I often incorporate real-life atmospheric elements into my dream, but they manifest in strange ways.

I used to have an alarm clock that would blare a gratingly dissonant "BWARRRR!" for a full second, followed by a half-second respite. In dreams, this sound would become a critical element to the plot of my dream, most memorably a video conference call screen that would alternate between a half-second image of the concerned CEO's speech and a full second of annoying snow, like the visual connection was bad.

Music playing in the same room where I'm sleeping sometimes becomes music I've composed and am conducting at a rehearsal. Dan's occasional sleep-laughing (if you haven't had the pleasure of watching someone uncharacteristically giggle in his sleep, I highly recommend it) is the gurgling voice of a gigantic caterpillar.
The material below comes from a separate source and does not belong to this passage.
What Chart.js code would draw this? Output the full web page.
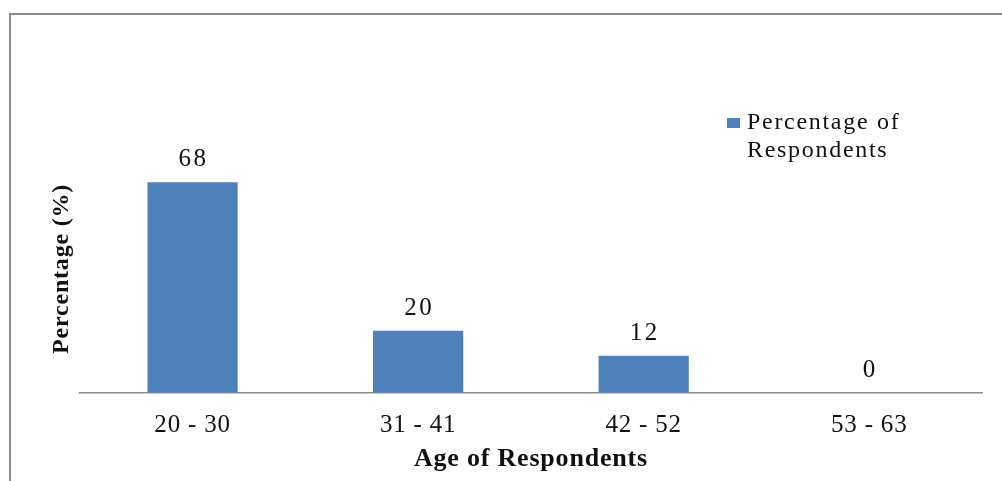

Early this morning, I dreamed that I pooped my pants while among fellow posh cruiseship travelers. It wasn't just a poop: It was a mess to the top of my crack, an epic poop for the ages. Unlike most dreams where the audio stuff works in, I woke up quickly and frantically checked to make sure "it was only a dream." (My first thought was that an ant was in my pants.) I'm sure being a houseguest right now had something to do with my quickness: Emily Post advises that defecating in a host's bed is impossibly bad manners.

Of course, I didn't actually soil myself, for I am neither a three-year-old nor a ninety-year-old, but I was disturbed enough that going right back to sleep was not going to happen. I lay for a few minutes before deciding to get up and use the bathroom, so I could crawl back in bed and sleep in as long as possible--my favorite vacation benefit.

I sat on the toilet and, still in a drowsy daze, scratched at an itch on the back of my right shoulder. It persisted, so I moved my hand into the neckhole of my pajamas to get to the skin, and in the gaping fabric on the inside of the top, I saw a dark, long bug. Inside my pajamas! On my back. Only a couple of feet from the buttcrack where I had felt something crawling a minute before.

My instinct was a skillful combination of shrieking (like what can only be described as a ninny) and ripping off all of my clothes (within a quarter-second). I shook out the clothes and found an earwig, which I fortunately know isn't harmful--just scary looking with its long hooks!--and isn't as gross as something like a roach or centipede. I think if it had been a roach, I'd have wished for the dream to have been real!

So I woke up Dan and the dog, and instead of sleeping in 'til 9:00 or 10:00, I'm wide awake and ready for the day to begin at 5:00am. Maybe I'm a ninety-year-old after all.